Surface properties of membrane systems. Transport of staphylococcal δ-toxin from aqueous to membrane phase

Abstract

Hemolytic δ-toxin from Staphylococcus aureus was soluble in either water, methanol or chloroform/methanol (2 : 1, v/v). The toxin spread readily from distilled water into films with pressures (π) of 10 dynes/cm on water and 30 dynes/cm on 6 M urea; from chloroform/methanol it produced 40 dynes/cm pressure on distilled water. The toxin adsorbed barely from water (π= 1 dyne/cm) but it did rapidly from 6 M urea (π= 35 dynes/cm). The protein films had unusually high surface potentials, which increased with the film pressure and decreased with increasing both pH and urea concentration in the aqueous phase. The fluorescence of 1-aniline 8-naphthalene sulfonate with δ-toxin was much greater than that with RNAase and dipalmitoyl phosphatidylcholine itself, indicating probably a marked lipid-binding character of the toxin. By circular dichroism the α-helix content of δ-toxin was 42% in water, 45% in methanol, 24% in 6 M urea. Infrared spectroscopy showed predominant a-helix in both ²H₂O and deuterated chloroform/methanol as well as in films spread from either solvent on ²H₂O. In spreading from 6 M [²H]urea, in which the major infrared absorption was that of [²H]urea with peaks at 1600 and 1480 cm^-1, and δ-toxin film showed prevalently non-a-helix structures with major peak intensities at 1633 cm^-1 > 1680 cm^-1, indicating the appearance of new β-aggregated and β-antiparallel pleated sheet structures in the film.

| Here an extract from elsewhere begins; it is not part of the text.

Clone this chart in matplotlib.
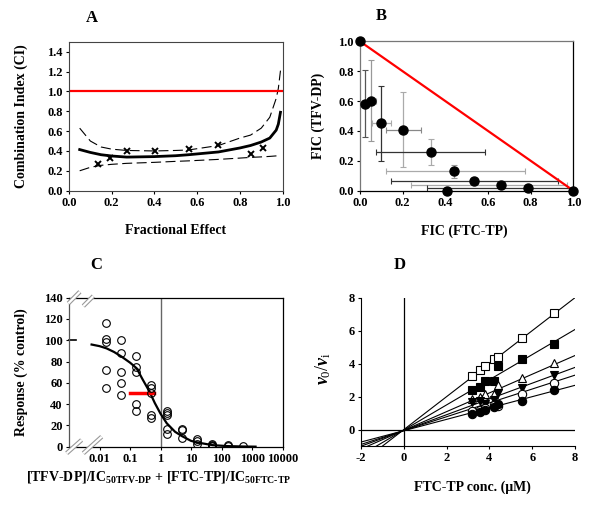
import numpy as np
import matplotlib
matplotlib.use('Agg')
import matplotlib.pyplot as plt
from matplotlib.ticker import FixedLocator, FixedFormatter, NullLocator

plt.rcParams['font.family'] = ['Liberation Serif', 'DejaVu Serif']
plt.rcParams['font.weight'] = 'bold'
plt.rcParams['axes.unicode_minus'] = False
plt.rcParams['mathtext.fontset'] = 'custom'
plt.rcParams['mathtext.rm'] = 'Liberation Serif:bold'
plt.rcParams['mathtext.it'] = 'Liberation Serif:italic:bold'
plt.rcParams['mathtext.bf'] = 'Liberation Serif:bold'
plt.rcParams['mathtext.default'] = 'regular'

# ---------------- Panel A data ----------------
a_fa_pts = [0.137, 0.192, 0.27, 0.404, 0.562, 0.696, 0.852, 0.91]
a_ci_pts = [0.27, 0.33, 0.40, 0.40, 0.42, 0.46, 0.37, 0.43]
a_curve_fa = [0.05, 0.1, 0.15, 0.2, 0.27, 0.4, 0.5, 0.56, 0.7, 0.8, 0.85, 0.9, 0.94, 0.97, 0.98, 0.99]
a_ci_fit = [0.414, 0.385, 0.362, 0.349, 0.338, 0.343, 0.352, 0.362, 0.39, 0.43, 0.455, 0.49, 0.53, 0.61, 0.67, 0.79]
a_ci_upper = [0.63, 0.50, 0.44, 0.418, 0.405, 0.40, 0.405, 0.41, 0.455, 0.53, 0.56, 0.63, 0.74, 0.93, 1.03, 1.21]
a_ci_lower = [0.20, 0.235, 0.255, 0.265, 0.275, 0.285, 0.295, 0.30, 0.315, 0.328, 0.335, 0.34, 0.345, 0.35, 0.352, 0.355]
a_additive = 1.0

# ---------------- Panel B data ----------------
b_fic_ftc = [0.0, 0.023, 0.052, 0.098, 0.203, 0.333, 0.442, 0.536, 0.661, 0.786, 0.406, 1.0]
b_fic_tfv = [1.0, 0.583, 0.601, 0.45, 0.405, 0.258, 0.129, 0.065, 0.036, 0.016, 0.0, 0.0]
b_x_lo = [0.0, 0.023, 0.035, 0.055, 0.12, 0.075, 0.12, 0.144, 0.238, 0.312, 0.406, 1.0]
b_x_hi = [0.0, 0.023, 0.075, 0.144, 0.284, 0.586, 0.773, 0.93, 0.97, 1.0, 0.406, 1.0]
b_y_lo = [1.0, 0.36, 0.332, 0.198, 0.156, 0.171, 0.085, 0.065, 0.036, 0.016, 0.0, 0.0]
b_y_hi = [1.0, 0.81, 0.873, 0.70, 0.661, 0.343, 0.171, 0.065, 0.036, 0.016, 0.0, 0.0]
b_xerr_color = ['#888', '#888', '#999', '#aaa', '#888', '#333', '#aaa', '#333', '#aaa', '#333', '#888', '#888']
b_yerr_color = ['#888', '#555', '#999', '#333', '#aaa', '#aaa', '#999', '#888', '#888', '#888', '#888', '#888']

# ---------------- Panel C data ----------------
c_x = [0.016]*5 + [0.05]*5 + [0.16]*5 + [0.5]*5 + [1.6]*5 + [5]*3 + [16]*3 + [50]*4 + [160]*2 + [500]
c_y = [116, 101, 98, 72, 55,
       100, 88, 70, 60, 49,
       85, 75, 70, 40, 34,
       58, 55, 50, 30, 27,
       34, 32, 30, 17, 12,
       17, 16, 8,
       7, 5, 3,
       3, 2, 1, 0.5,
       1.5, 0.8,
       0.3]
c_fit_x = [0.0055, 0.01, 0.017, 0.03, 0.053, 0.1, 0.165, 0.25, 0.43, 0.65, 1.0, 1.6, 3, 5, 10, 16, 50, 150, 500, 1300]
c_fit_y = [96, 94.5, 92.4, 89, 84.6, 79, 73.7, 64, 52, 41, 31, 22, 14, 10, 5.5, 4, 1.5, 0.6, 0.2, 0.05]
c_ic50_x = [0.1, 0.62]
c_ic50_y = [50, 50]
c_xticks = [0.01, 0.1, 1, 10, 100, 1000, 10000]
c_xticklabels = ['0.01', '0.1', '1', '10', '100', '1000', '10000']

# ---------------- Panel D data ----------------
d_conc = [3.19, 3.54, 3.8, 4.2, 4.41, 5.53, 7.04]
d_open_sq = [3.26, 3.6, 3.87, 4.27, 4.41, 5.57, 7.1]
d_fill_sq = [2.43, 2.59, 2.96, 2.94, 3.85, 4.29, 5.22]
d_open_tri = [1.88, 1.98, 2.15, 2.19, 2.69, 3.14, 4.05]
d_fill_itri = [1.68, 1.74, 1.58, 1.82, 2.23, 2.53, 3.3]
d_open_circ = [1.11, 1.21, 1.34, 1.48, 1.42, 2.15, 2.85]
d_fill_circ = [0.97, 1.05, 1.17, 1.38, 1.54, 1.74, 2.39]
d_slopes = [1.0, 0.762, 0.567, 0.478, 0.42, 0.344]
d_intercepts = [0.0, -0.024, -0.043, -0.052, -0.058, -0.066]

fig = plt.figure(figsize=(6, 5.11), dpi=100)

TICKFS = 9
LABFS = 10

def style(ax):
    ax.tick_params(direction='out', length=2.5, width=0.8, labelsize=TICKFS, pad=2)
    for lab in ax.get_xticklabels() + ax.get_yticklabels():
        lab.set_fontweight('bold')

# ---- Panel A ----
axA = fig.add_axes([0.115, 0.627, 0.356, 0.291])
axA.plot(a_curve_fa, a_ci_fit, color='black', lw=2.0)
axA.plot(a_curve_fa, a_ci_upper, color='black', lw=0.8, dashes=(9, 4))
axA.plot(a_curve_fa, a_ci_lower, color='black', lw=0.8, dashes=(9, 4))
axA.axhline(a_additive, color='red', lw=1.6)
axA.plot(a_fa_pts, a_ci_pts, 'x', color='black', ms=5, mew=1.4)
axA.set_xlim(0, 1.0)
axA.set_ylim(0, 1.5)
axA.set_xticks([0, 0.2, 0.4, 0.6, 0.8, 1.0])
axA.set_xticklabels(['0.0', '0.2', '0.4', '0.6', '0.8', '1.0'])
axA.set_yticks([0, 0.2, 0.4, 0.6, 0.8, 1.0, 1.2, 1.4])
axA.set_yticklabels(['0.0', '0.2', '0.4', '0.6', '0.8', '1.0', '1.2', '1.4'])
for s in axA.spines.values():
    s.set_color('#444')
    s.set_linewidth(0.8)
axA.set_xlabel('Fractional Effect', fontsize=LABFS, fontweight='bold')
axA.set_ylabel('Combination Index (CI)', fontsize=LABFS, fontweight='bold')
axA.xaxis.set_label_coords(0.5, -0.225)
axA.yaxis.set_label_coords(-0.19, 0.5)
style(axA)

# ---- Panel B ----
axB = fig.add_axes([0.6, 0.627, 0.3555, 0.292])
axB.plot([0, 1], [1, 0], color='red', lw=1.6, zorder=2)
for i in range(len(b_fic_ftc)):
    x, y = b_fic_ftc[i], b_fic_tfv[i]
    xe = [[x - b_x_lo[i]], [b_x_hi[i] - x]]
    ye = [[y - b_y_lo[i]], [b_y_hi[i] - y]]
    if b_x_hi[i] - b_x_lo[i] > 0:
        axB.errorbar([x], [y], xerr=xe, fmt='none', ecolor=b_xerr_color[i], elinewidth=0.9, capsize=2, capthick=0.8, zorder=1)
    if b_y_hi[i] - b_y_lo[i] > 0:
        axB.errorbar([x], [y], yerr=ye, fmt='none', ecolor=b_yerr_color[i], elinewidth=0.9, capsize=2, capthick=0.8, zorder=1)
axB.plot(b_fic_ftc, b_fic_tfv, 'o', color='black', ms=6.5, zorder=3, clip_on=False)
axB.set_xlim(0, 1.0)
axB.set_ylim(0, 1.0)
axB.set_xticks([0, 0.2, 0.4, 0.6, 0.8, 1.0])
axB.set_xticklabels(['0.0', '0.2', '0.4', '0.6', '0.8', '1.0'])
axB.set_yticks([0, 0.2, 0.4, 0.6, 0.8, 1.0])
axB.set_yticklabels(['0.0', '0.2', '0.4', '0.6', '0.8', '1.0'])
axB.spines['top'].set_color('#777')
axB.spines['left'].set_color('#777')
for s in axB.spines.values():
    s.set_linewidth(0.9)
axB.set_xlabel('FIC (FTC-TP)', fontsize=LABFS, fontweight='bold')
axB.set_ylabel('FIC (TFV-DP)', fontsize=LABFS, fontweight='bold')
axB.xaxis.set_label_coords(0.49, -0.225)
axB.yaxis.set_label_coords(-0.165, 0.5)
style(axB)

# ---- Panel C ----
axC = fig.add_axes([0.115, 0.1258, 0.356, 0.2916])
axC.set_xscale('log')
axC.axvline(1, color='#666', lw=1.0)
axC.plot(c_fit_x, c_fit_y, color='black', lw=1.6)
axC.plot(c_ic50_x, c_ic50_y, color='red', lw=2.5)
axC.plot(c_x, c_y, 'o', mfc='none', mec='black', ms=5.5, mew=0.8)
axC.set_xlim(1e-3, 1e4)
axC.set_ylim(0, 140)
axC.xaxis.set_major_locator(FixedLocator(c_xticks))
axC.xaxis.set_major_formatter(FixedFormatter(c_xticklabels))
axC.xaxis.set_minor_locator(NullLocator())
axC.set_yticks(list(range(0, 141, 20)))
for s in axC.spines.values():
    s.set_linewidth(0.9)
axC.spines['left'].set_color('#555')
axC.set_xlabel(r'[TFV-DP]/IC$_{50TFV\text{-}DP}$ + [FTC-TP]/IC$_{50FTC\text{-}TP}$', fontsize=LABFS, fontweight='bold')
axC.set_ylabel('Response (% control)', fontsize=LABFS, fontweight='bold')
axC.xaxis.set_label_coords(0.42, -0.15)
axC.yaxis.set_label_coords(-0.19, 0.5)
style(axC)
# axis-break marks and control mark
for (x0, y0, x1, y1) in [(-0.003, 0.962, 0.051, 1.04), (0.067, 0.944, 0.114, 1.011),
                         (-0.011, -0.044, 0.059, 0.045), (0.067, -0.044, 0.153, 0.067)]:
    axC.plot([x0, x1], [y0, y1], transform=axC.transAxes, color='#999', lw=3.2, clip_on=False, solid_capstyle='butt', zorder=5)
    axC.plot([x0, x1], [y0, y1], transform=axC.transAxes, color='white', lw=1.6, clip_on=False, solid_capstyle='butt', zorder=6)
axC.plot([0, 0.035], [100 / 140, 100 / 140], transform=axC.transAxes, color='black', lw=1.2, clip_on=False)

# ---- Panel D ----
axD = fig.add_axes([0.6017, 0.127, 0.3566, 0.2904])
axD.axvline(0, color='black', lw=0.9)
axD.axhline(0, color='black', lw=0.9)
xl = np.array([-2.0, 8.0])
for m, b in zip(d_slopes, d_intercepts):
    axD.plot(xl, m * xl + b, color='black', lw=0.8)
mk = dict(ms=6, mew=0.8, mec='black', ls='none', clip_on=False, zorder=4)
axD.plot(d_conc, d_open_sq, 's', mfc='white', **mk)
axD.plot(d_conc, d_fill_sq, 's', mfc='black', **mk)
axD.plot(d_conc, d_open_tri, '^', mfc='white', **mk)
axD.plot(d_conc, d_fill_itri, 'v', mfc='black', **mk)
axD.plot(d_conc, d_open_circ, 'o', mfc='white', **mk)
axD.plot(d_conc, d_fill_circ, 'o', mfc='black', **mk)
axD.set_xlim(-2, 8)
axD.set_ylim(-1, 8)
axD.set_xticks([-2, 0, 2, 4, 6, 8])
axD.set_yticks([0, 2, 4, 6, 8])
axD.spines['top'].set_visible(False)
axD.spines['right'].set_visible(False)
axD.set_xlabel('FTC-TP conc. (\u03bcM)', fontsize=LABFS, fontweight='bold')
axD.set_ylabel(r'$\mathit{v}_{0}/\mathit{v}_{i}$', fontsize=13)
axD.xaxis.set_label_coords(0.523, -0.229)
axD.yaxis.set_label_coords(-0.131, 0.526)
style(axD)

# panel letters
for txt, x, y in [('A', 0.153, 0.964), ('B', 0.635, 0.969), ('C', 0.161, 0.481), ('D', 0.667, 0.481)]:
    fig.text(x, y, txt, fontsize=12, fontweight='bold', ha='center', va='center')

fig.savefig('out.png', dpi=100)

The data prove that (1) high pressure protein films can consist of α-helix as well as non-α-helix structures and, differently from another cytolytic protein, melittin, δ-toxin does not resume the α-helix conformation in going into the film phase from the extended chain in 6 M urea; (2) conformational changes are important in the transport of proteins from aqueous to lipid or membrane phase; (3) δ-toxin is by far more versatile in structural dynamics and more surface active than α-toxin.